## Exercise description
Write the listing below out again exactly, dropping the images.

## Information shown
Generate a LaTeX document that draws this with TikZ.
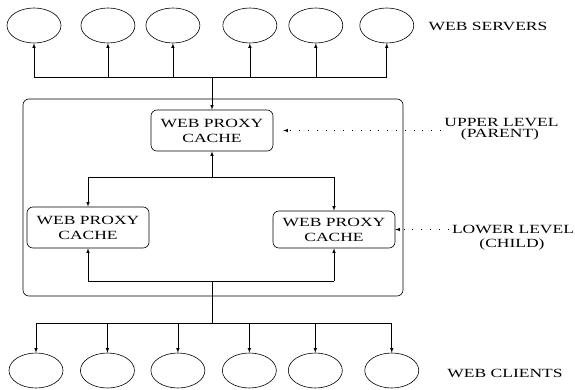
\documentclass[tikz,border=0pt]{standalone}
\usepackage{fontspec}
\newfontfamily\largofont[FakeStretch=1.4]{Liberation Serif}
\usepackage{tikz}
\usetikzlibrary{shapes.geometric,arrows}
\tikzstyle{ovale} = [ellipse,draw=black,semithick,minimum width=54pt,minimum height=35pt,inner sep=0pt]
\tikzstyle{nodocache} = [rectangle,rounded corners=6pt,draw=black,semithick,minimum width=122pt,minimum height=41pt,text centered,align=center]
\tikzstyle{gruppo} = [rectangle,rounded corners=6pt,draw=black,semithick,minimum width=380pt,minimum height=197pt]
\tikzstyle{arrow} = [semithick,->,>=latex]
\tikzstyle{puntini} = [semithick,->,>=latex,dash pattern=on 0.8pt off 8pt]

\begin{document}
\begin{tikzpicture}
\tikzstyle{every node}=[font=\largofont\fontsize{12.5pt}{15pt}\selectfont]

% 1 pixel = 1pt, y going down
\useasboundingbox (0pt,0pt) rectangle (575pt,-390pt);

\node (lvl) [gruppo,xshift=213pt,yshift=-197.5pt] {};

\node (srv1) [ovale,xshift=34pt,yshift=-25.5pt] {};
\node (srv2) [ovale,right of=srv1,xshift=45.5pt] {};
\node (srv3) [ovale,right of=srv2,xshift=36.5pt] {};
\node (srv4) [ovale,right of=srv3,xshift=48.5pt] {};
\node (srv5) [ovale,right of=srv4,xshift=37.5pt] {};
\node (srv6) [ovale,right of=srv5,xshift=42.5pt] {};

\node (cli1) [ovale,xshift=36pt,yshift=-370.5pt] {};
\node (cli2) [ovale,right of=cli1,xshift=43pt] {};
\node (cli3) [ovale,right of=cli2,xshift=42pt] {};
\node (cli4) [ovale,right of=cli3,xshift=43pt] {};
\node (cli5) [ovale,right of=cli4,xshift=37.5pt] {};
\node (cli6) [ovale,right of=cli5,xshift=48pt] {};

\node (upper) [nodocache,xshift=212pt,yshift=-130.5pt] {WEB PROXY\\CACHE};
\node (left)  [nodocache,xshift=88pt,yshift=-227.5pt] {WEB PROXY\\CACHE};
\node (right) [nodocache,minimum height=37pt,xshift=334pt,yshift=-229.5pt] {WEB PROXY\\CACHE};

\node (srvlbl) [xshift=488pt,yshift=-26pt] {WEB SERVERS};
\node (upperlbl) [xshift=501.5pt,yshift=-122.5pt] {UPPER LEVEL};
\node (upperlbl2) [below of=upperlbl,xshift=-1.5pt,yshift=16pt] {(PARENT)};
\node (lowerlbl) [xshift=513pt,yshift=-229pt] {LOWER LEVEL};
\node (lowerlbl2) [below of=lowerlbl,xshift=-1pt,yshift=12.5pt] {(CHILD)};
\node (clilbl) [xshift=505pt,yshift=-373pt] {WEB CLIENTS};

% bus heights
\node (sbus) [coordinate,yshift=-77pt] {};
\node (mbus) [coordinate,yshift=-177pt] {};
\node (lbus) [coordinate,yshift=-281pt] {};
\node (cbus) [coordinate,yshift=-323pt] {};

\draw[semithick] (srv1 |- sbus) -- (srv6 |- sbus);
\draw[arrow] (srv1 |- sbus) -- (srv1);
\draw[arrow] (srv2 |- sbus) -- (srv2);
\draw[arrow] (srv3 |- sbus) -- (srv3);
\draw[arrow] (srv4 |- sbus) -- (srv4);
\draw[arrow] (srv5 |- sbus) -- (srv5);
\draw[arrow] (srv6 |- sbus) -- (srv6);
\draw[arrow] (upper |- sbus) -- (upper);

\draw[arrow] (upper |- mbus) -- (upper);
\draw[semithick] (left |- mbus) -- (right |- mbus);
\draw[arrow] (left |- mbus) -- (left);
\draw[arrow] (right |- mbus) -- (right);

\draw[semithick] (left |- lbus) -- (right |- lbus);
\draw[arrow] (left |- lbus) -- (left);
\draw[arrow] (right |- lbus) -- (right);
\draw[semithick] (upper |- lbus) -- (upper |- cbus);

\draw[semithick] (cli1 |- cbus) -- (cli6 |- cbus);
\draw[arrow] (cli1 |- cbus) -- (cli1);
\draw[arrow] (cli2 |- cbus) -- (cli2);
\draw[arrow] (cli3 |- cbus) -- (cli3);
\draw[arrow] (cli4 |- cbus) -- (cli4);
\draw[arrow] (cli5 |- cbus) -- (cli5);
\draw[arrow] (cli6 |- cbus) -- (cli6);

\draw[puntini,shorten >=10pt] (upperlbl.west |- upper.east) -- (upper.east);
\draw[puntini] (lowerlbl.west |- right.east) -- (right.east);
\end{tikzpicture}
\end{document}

## Output of the task
Generate a LaTeX document that draws this with TikZ.
\documentclass[tikz,border=0pt]{standalone}
\usepackage{fontspec}
\newfontfamily\largofont[FakeStretch=1.4]{Liberation Serif}
\usepackage{tikz}
\usetikzlibrary{shapes.geometric,arrows}
\tikzstyle{ovale} = [ellipse,draw=black,semithick,minimum width=54pt,minimum height=35pt,inner sep=0pt]
\tikzstyle{nodocache} = [rectangle,rounded corners=6pt,draw=black,semithick,minimum width=122pt,minimum height=41pt,text centered,align=center]
\tikzstyle{gruppo} = [rectangle,rounded corners=6pt,draw=black,semithick,minimum width=380pt,minimum height=197pt]
\tikzstyle{arrow} = [semithick,->,>=latex]
\tikzstyle{puntini} = [semithick,->,>=latex,dash pattern=on 0.8pt off 8pt]

\begin{document}
\begin{tikzpicture}
\tikzstyle{every node}=[font=\largofont\fontsize{12.5pt}{15pt}\selectfont]

% 1 pixel = 1pt, y going down
\useasboundingbox (0pt,0pt) rectangle (575pt,-390pt);

\node (lvl) [gruppo,xshift=213pt,yshift=-197.5pt] {};

\node (srv1) [ovale,xshift=34pt,yshift=-25.5pt] {};
\node (srv2) [ovale,right of=srv1,xshift=45.5pt] {};
\node (srv3) [ovale,right of=srv2,xshift=36.5pt] {};
\node (srv4) [ovale,right of=srv3,xshift=48.5pt] {};
\node (srv5) [ovale,right of=srv4,xshift=37.5pt] {};
\node (srv6) [ovale,right of=srv5,xshift=42.5pt] {};

\node (cli1) [ovale,xshift=36pt,yshift=-370.5pt] {};
\node (cli2) [ovale,right of=cli1,xshift=43pt] {};
\node (cli3) [ovale,right of=cli2,xshift=42pt] {};
\node (cli4) [ovale,right of=cli3,xshift=43pt] {};
\node (cli5) [ovale,right of=cli4,xshift=37.5pt] {};
\node (cli6) [ovale,right of=cli5,xshift=48pt] {};

\node (upper) [nodocache,xshift=212pt,yshift=-130.5pt] {WEB PROXY\\CACHE};
\node (left)  [nodocache,xshift=88pt,yshift=-227.5pt] {WEB PROXY\\CACHE};
\node (right) [nodocache,minimum height=37pt,xshift=334pt,yshift=-229.5pt] {WEB PROXY\\CACHE};

\node (srvlbl) [xshift=488pt,yshift=-26pt] {WEB SERVERS};
\node (upperlbl) [xshift=501.5pt,yshift=-122.5pt] {UPPER LEVEL};
\node (upperlbl2) [below of=upperlbl,xshift=-1.5pt,yshift=16pt] {(PARENT)};
\node (lowerlbl) [xshift=513pt,yshift=-229pt] {LOWER LEVEL};
\node (lowerlbl2) [below of=lowerlbl,xshift=-1pt,yshift=12.5pt] {(CHILD)};
\node (clilbl) [xshift=505pt,yshift=-373pt] {WEB CLIENTS};

% bus heights
\node (sbus) [coordinate,yshift=-77pt] {};
\node (mbus) [coordinate,yshift=-177pt] {};
\node (lbus) [coordinate,yshift=-281pt] {};
\node (cbus) [coordinate,yshift=-323pt] {};

\draw[semithick] (srv1 |- sbus) -- (srv6 |- sbus);
\draw[arrow] (srv1 |- sbus) -- (srv1);
\draw[arrow] (srv2 |- sbus) -- (srv2);
\draw[arrow] (srv3 |- sbus) -- (srv3);
\draw[arrow] (srv4 |- sbus) -- (srv4);
\draw[arrow] (srv5 |- sbus) -- (srv5);
\draw[arrow] (srv6 |- sbus) -- (srv6);
\draw[arrow] (upper |- sbus) -- (upper);

\draw[arrow] (upper |- mbus) -- (upper);
\draw[semithick] (left |- mbus) -- (right |- mbus);
\draw[arrow] (left |- mbus) -- (left);
\draw[arrow] (right |- mbus) -- (right);

\draw[semithick] (left |- lbus) -- (right |- lbus);
\draw[arrow] (left |- lbus) -- (left);
\draw[arrow] (right |- lbus) -- (right);
\draw[semithick] (upper |- lbus) -- (upper |- cbus);

\draw[semithick] (cli1 |- cbus) -- (cli6 |- cbus);
\draw[arrow] (cli1 |- cbus) -- (cli1);
\draw[arrow] (cli2 |- cbus) -- (cli2);
\draw[arrow] (cli3 |- cbus) -- (cli3);
\draw[arrow] (cli4 |- cbus) -- (cli4);
\draw[arrow] (cli5 |- cbus) -- (cli5);
\draw[arrow] (cli6 |- cbus) -- (cli6);

\draw[puntini,shorten >=10pt] (upperlbl.west |- upper.east) -- (upper.east);
\draw[puntini] (lowerlbl.west |- right.east) -- (right.east);
\end{tikzpicture}
\end{document}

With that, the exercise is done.